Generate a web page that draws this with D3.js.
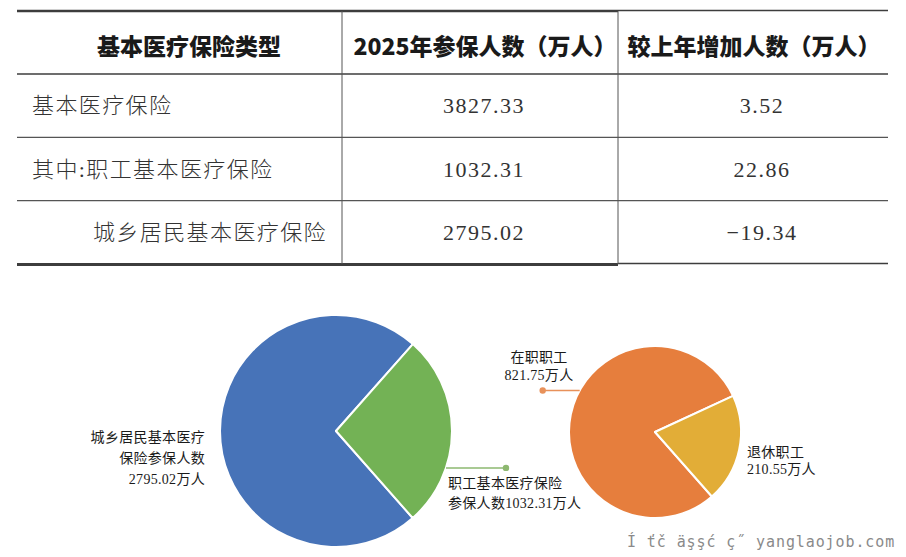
<!DOCTYPE html>
<html>
<head>
<meta charset="utf-8">
<script src="https://cdn.jsdelivr.net/npm/d3@7"></script>
<style>
  body { margin: 0; background: #fff; }
  svg { display: block; }
</style>
</head>
<body>
<script>
// table data
var headers = ["基本医疗保险类型", "2025年参保人数（万人）", "较上年增加人数（万人）"];
var rowNames = ["基本医疗保险", "其中:职工基本医疗保险", "城乡居民基本医疗保险"];
var enrolled = [3827.33, 1032.31, 2795.02];
var change = [3.52, 22.86, -19.34];

// pie data
var basicNames = ["城乡居民基本医疗保险参保人数", "职工基本医疗保险参保人数"];
var basicValues = [2795.02, 1032.31];
var basicLabels = [["城乡居民基本医疗", "保险参保人数", "2795.02万人"], ["职工基本医疗保险", "参保人数1032.31万人"]];
var workerNames = ["在职职工", "退休职工"];
var workerValues = [821.75, 210.55];
var workerLabels = [["在职职工", "821.75万人"], ["退休职工", "210.55万人"]];

var watermark = "Í ťč äşşć ç˝ yanglaojob.com";

var width = 906, height = 557;
var bodyFont = "'Liberation Serif', 'Noto Sans CJK SC', serif";
var lineColor = "#3d3d3d";

var svg = d3.select("body").append("svg")
  .attr("width", width)
  .attr("height", height);

svg.append("rect").attr("width", width).attr("height", height).attr("fill", "#fff");

// ---- table ----
var tableLeft = 17, tableRight = 888, tableTop = 11, headBottom = 74, tableBottom = 264;
var colEdges = [tableLeft, 342, 618, tableRight];

var y = d3.scaleBand()
  .domain(rowNames)
  .range([headBottom, tableBottom]);

var table = svg.append("g").attr("class", "table");

// horizontal rules
table.append("line").attr("x1", tableLeft).attr("x2", colEdges[2]).attr("y1", tableTop).attr("y2", tableTop)
  .attr("stroke", lineColor).attr("stroke-width", 2.5);
table.append("line").attr("x1", colEdges[2]).attr("x2", tableRight).attr("y1", tableTop - 0.5).attr("y2", tableTop - 0.5)
  .attr("stroke", lineColor).attr("stroke-width", 1.5);
table.append("line").attr("x1", tableLeft).attr("x2", tableRight).attr("y1", headBottom).attr("y2", headBottom)
  .attr("stroke", lineColor).attr("stroke-width", 1.5);
table.selectAll("line.row")
  .data(rowNames.slice(1))
  .enter().append("line")
  .attr("class", "row")
  .attr("x1", tableLeft).attr("x2", tableRight)
  .attr("y1", function(d) { return y(d); })
  .attr("y2", function(d) { return y(d); })
  .attr("stroke", "#555").attr("stroke-width", 1.3);
table.append("line").attr("x1", tableLeft).attr("x2", colEdges[2]).attr("y1", tableBottom + 0.5).attr("y2", tableBottom + 0.5)
  .attr("stroke", lineColor).attr("stroke-width", 3);
table.append("line").attr("x1", colEdges[2]).attr("x2", tableRight).attr("y1", tableBottom - 0.5).attr("y2", tableBottom - 0.5)
  .attr("stroke", lineColor).attr("stroke-width", 1.5);

// column dividers
table.selectAll("line.col")
  .data(colEdges.slice(1, 3))
  .enter().append("line")
  .attr("class", "col")
  .attr("x1", function(d) { return d; }).attr("x2", function(d) { return d; })
  .attr("y1", tableTop).attr("y2", tableBottom)
  .attr("stroke", "#555").attr("stroke-width", 1);

// header
var headCenters = [189, 485, 754];
table.selectAll("text.head")
  .data(headers)
  .enter().append("text")
  .attr("class", "head")
  .attr("x", function(d, i) { return headCenters[i]; })
  .attr("y", (tableTop + headBottom) / 2 + 2)
  .attr("text-anchor", "middle")
  .attr("dominant-baseline", "central")
  .style("font-family", "'Noto Sans CJK SC', sans-serif")
  .style("font-weight", 900)
  .style("font-size", "23px")
  .attr("fill", "#1a1a1a")
  .text(function(d) { return d; });

// body rows
var rows = table.selectAll("g.row")
  .data(rowNames)
  .enter().append("g")
  .attr("class", "row")
  .attr("transform", function(d) { return "translate(0," + (y(d) + y.bandwidth() / 2) + ")"; });

rows.append("text")
  .attr("x", function(d, i) { return i === 2 ? 93 : 32; })
  .attr("dominant-baseline", "central")
  .style("font-family", bodyFont)
  .style("font-weight", 300)
  .style("font-size", "22px")
  .style("letter-spacing", "1.4px")
  .attr("fill", "#333")
  .text(function(d) { return d; });

rows.append("text")
  .attr("x", 484)
  .attr("text-anchor", "middle")
  .attr("dominant-baseline", "central")
  .style("font-family", bodyFont)
  .style("font-size", "22px")
  .style("letter-spacing", "1.5px")
  .attr("fill", "#333")
  .text(function(d, i) { return d3.format(".2f")(enrolled[i]); });

rows.append("text")
  .attr("x", 762)
  .attr("text-anchor", "middle")
  .attr("dominant-baseline", "central")
  .style("font-family", bodyFont)
  .style("font-size", "22px")
  .style("letter-spacing", "1.5px")
  .attr("fill", "#333")
  .text(function(d, i) { return d3.format(".2f")(change[i]); });

// ---- pies ----
var pieStart = 138.6 * Math.PI / 180;

function drawPie(cx, cy, r, values, colors) {
  var pie = d3.pie().sort(null).startAngle(pieStart).endAngle(pieStart + 2 * Math.PI);
  var arcs = pie(values);
  var arc = d3.arc().innerRadius(0).outerRadius(r);
  var g = svg.append("g").attr("transform", "translate(" + cx + "," + cy + ")");
  g.selectAll("path")
    .data(arcs)
    .enter().append("path")
    .attr("d", arc)
    .attr("fill", function(d, i) { return colors[i]; })
    .attr("stroke", "#fff")
    .attr("stroke-width", 2)
    .attr("stroke-linejoin", "round");
  return arcs;
}

function edgePoint(cx, cy, r, a) {
  return [cx + r * Math.sin(a), cy - r * Math.cos(a)];
}

function labelLines(x, y0, lines, anchor, lh) {
  svg.append("text")
    .attr("text-anchor", anchor)
    .style("font-family", bodyFont)
    .style("font-size", "14px")
    .style("letter-spacing", "0.3px")
    .attr("fill", "#1a1a1a")
    .selectAll("tspan")
    .data(lines)
    .enter().append("tspan")
    .attr("x", x)
    .attr("y", function(d, i) { return y0 + i * lh; })
    .text(function(d) { return d; });
}

// left pie: basic insurance split
var lcx = 336, lcy = 431, lr = 116;
var basicColors = ["#4773B8", "#73B255"];
var leftArcs = drawPie(lcx, lcy, lr, basicValues, basicColors);

var gMid = (leftArcs[1].startAngle + leftArcs[1].endAngle) / 2 + 18.5 * Math.PI / 180;
var gp = edgePoint(lcx, lcy, lr, gMid);
svg.append("line").attr("x1", gp[0]).attr("y1", gp[1]).attr("x2", gp[0] + 60).attr("y2", gp[1])
  .attr("stroke", "#8DB870").attr("stroke-width", 1.5);
svg.append("circle").attr("cx", gp[0] + 60).attr("cy", gp[1]).attr("r", 3.2).attr("fill", "#8DB870");

labelLines(205, 442, basicLabels[0], "end", 21);
labelLines(448, 488, basicLabels[1], "start", 20);

// right pie: employee insurance split
var rcx = 655, rcy = 432, rr = 86;
var workerColors = ["#E67E3D", "#E2AD37"];
var rightArcs = drawPie(rcx, rcy, rr, workerValues, workerColors);

var oMid = (rightArcs[0].startAngle + rightArcs[0].endAngle) / 2 + 17 * Math.PI / 180;
var op = edgePoint(rcx, rcy, rr, oMid);
svg.append("line").attr("x1", op[0]).attr("y1", op[1]).attr("x2", op[0] - 37).attr("y2", op[1])
  .attr("stroke", "#E8915A").attr("stroke-width", 1.5);
svg.append("circle").attr("cx", op[0] - 37).attr("cy", op[1]).attr("r", 3.2).attr("fill", "#E8915A");

labelLines(539, 362, workerLabels[0], "middle", 18);
labelLines(747, 457, workerLabels[1], "start", 17);

// watermark
svg.append("text")
  .attr("x", 627)
  .attr("y", 547)
  .style("font-family", "'DejaVu Sans Mono', monospace")
  .style("font-size", "15px")
  .style("letter-spacing", "0.9px")
  .attr("fill", "#8a8a8a")
  .text(watermark);
</script>
</body>
</html>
########
What is being asked:
Write out an exact copy of the listing, first line through the line containing "var change = [3.52, 22.86, -19.34];", with the pictures left out.

Answer to the exercise:
Generate a web page that draws this with D3.js.
<!DOCTYPE html>
<html>
<head>
<meta charset="utf-8">
<script src="https://cdn.jsdelivr.net/npm/d3@7"></script>
<style>
  body { margin: 0; background: #fff; }
  svg { display: block; }
</style>
</head>
<body>
<script>
// table data
var headers = ["基本医疗保险类型", "2025年参保人数（万人）", "较上年增加人数（万人）"];
var rowNames = ["基本医疗保险", "其中:职工基本医疗保险", "城乡居民基本医疗保险"];
var enrolled = [3827.33, 1032.31, 2795.02];
var change = [3.52, 22.86, -19.34];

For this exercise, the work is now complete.